The seventh fund will devote roughly half of its capital to early-stage venture capital deals and the remaining half to late-stage deals, including growth equity and private investments in public equities, Thangaraj said.

The focus on growth equity investments and PIPEs is becoming increasingly common among larger life sciences-oriented funds like Aisling Capital, Clarus Ventures, Domain Associates, MPM Capital and others.

The sixth fund is almost fully deployed, with only enough capital to conduct one or two more deals. The vehicle posted a total value multiple of 0.91 as of September 2005, according to Oregon State Treasury. It was too young to post an internal rate of return as of that date.

Another reason Essex Woodlands raised a bigger fund this time around was that it wanted to stock its coffers with enough capital to last three to four years. The firm put its sixth fund to work within just two years, much quicker than anticipated, so it wanted to avoid having to come to market again in so short amount of time.

"We were back in the market sooner than most people expected," Thangaraj said. "So we'd like to have three to four years now." Thangaraj said the firm invested Fund VI at a rapid clip because it conducted more growth equity deals.
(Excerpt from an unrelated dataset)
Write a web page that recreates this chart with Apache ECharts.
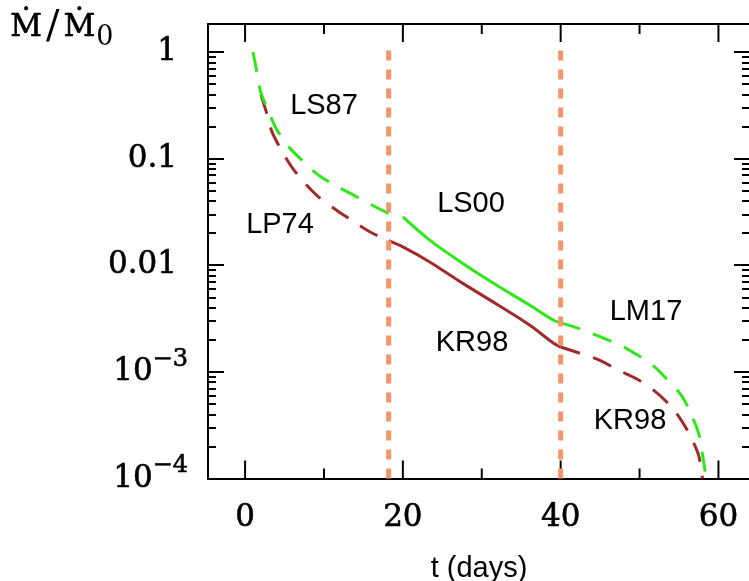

At the same time, it led roughly 80% of the deals it participated in, thereby increasing the amount of capital it put to work in each transaction.

In addition to Thangaraj, the seventh fund will be overseen by managing directors James Currie, Jeff Himawan, Mark Pacala, Martin Sutter and Petri Vainio.

However, Managing Director Douglas Eplett is resigning from the firm and will not participate in the vehicle. Eplett joined Essex Woodlands in 2000 and helped oversee its fifth and sixth funds. Eplett's plans could not be learned. Meanwhile, Cynthia Doerr, Gilbert Gonzales and Frank Young will be promoted to partners.

In order to facilitate more growth equity deals, Essex Woodlands is setting up a new office in New York and shuttering its existing outpost in Chicago. Managing directors Currie and Pacala, and partners Gonzalez and Young will staff Essex Woodlands' New York branch. The firm's other offices are in London, Palo Alto and The Woodlands, Texas.